Antonio del Pino ha sido el músico que ha distinguido el Ayuntamiento de Málaga con el premio a la Mejor Labor Musical del año, algo que viene a reconocer el merecido trabajo del músico malagueño. La costumbre indica que la distinción la haga el primer edil en pleno recital de la OFM; como ya es tradición aprovecha la oportunidad para anunciar, entre risas del respetable, que esta vez sí el auditorio será una realidad cercana. La excusa, peregrina como las anteriores, fue las celebraciones del 150 aniversario del Teatro Cervantes. El resultado del anuncio, como era de esperar, tan ridículo como trágico; de ahí la guasa.

Anécdotas aparte, el sexto abono de la Filarmónica de Málaga reservaba, sin su batuta titular, la que probablemente es la página más icónica y universal de todo el repertorio y la más susceptible de apropiación como así ha mostrado la historia desde su estreno vienés. Hay tantas novenas como receptores y ése es quizás el mayor valor que posee. En ellas convergen la sinfonía, el concierto o la cantata armada alrededor de distintas formas musicales entendidas desde una perspectiva de heroico desenlace. Nada de estas ideas tuvo esta esperada Novena desprovista del más elemental criterio musical hasta transformarse en puro exabrupto artístico a todas luces evitable y que no encuentra ni explicación y mucho menos disculpa. La Novena es una suerte que trasciende en su anotación lo puramente impuesto o moral para ofrecer esa ansiada gracia universal asentada en la realidad terrenal defendida por Beethoven torpedeada la pasada velada.

La primera parte del recital, dedicada al Concierto para piano Nº2, no fue mejor: dirección musical cargada de controversias, ausente de ideas sin hilado o encuadre y nula complicidad con el piano de Juan Barahona, ejemplificado en el adagio central; todo unido a la ausencia de dinámicas, el cuidado de las modulaciones o el gusto por los acentos terminó en un jardín de difícil salida todo más propio de quien o quienes no ven lo que escuchan y que resume el concierto pasado.

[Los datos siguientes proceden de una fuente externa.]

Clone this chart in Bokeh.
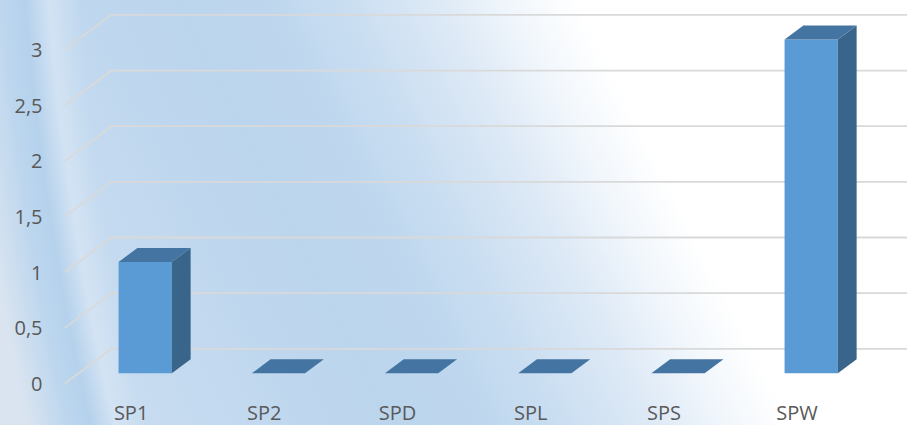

Ante la Novena, los atriles de la OFM optaron nuevamente por el modo de oficio plagado de entradas imprecisas y levantando un inexpugnable muro sonoro sin forma y sin contraste que, llegado a la cantata del cuarto movimiento, movería al Coro de Ópera (negado de cualquier oportunidad) a momentos de puro alarido, habida cuenta de la alucinante sombra de la batuta invitada, incapaz de descender del fortísimo que dominó esta ejecución sumaria de la Novena beethoveniana. Tampoco se salvó del naufragio el cuarteto solista, incapaz del mínimo empaste con un tenor que omitió los agudos marcados sustituidos por desvergonzados bostezos; la contralto sencillamente se la engulló la orquesta y del escaso talento del reparto tan sólo destaco los esfuerzos de la soprano. Alguna vez sería de agradecer que los currículos artísticos estuvieran a la altura del programa.

Por todo lo escrito cabe afirmar que no hubo Novena; tan sólo una sinfonía huérfana, secuestrada si lo prefieren, nula de credibilidad e incómoda para el oyente sumado a lo que empieza a perfilarse como protesta encubierta que se califica por sí sola. Inaceptable.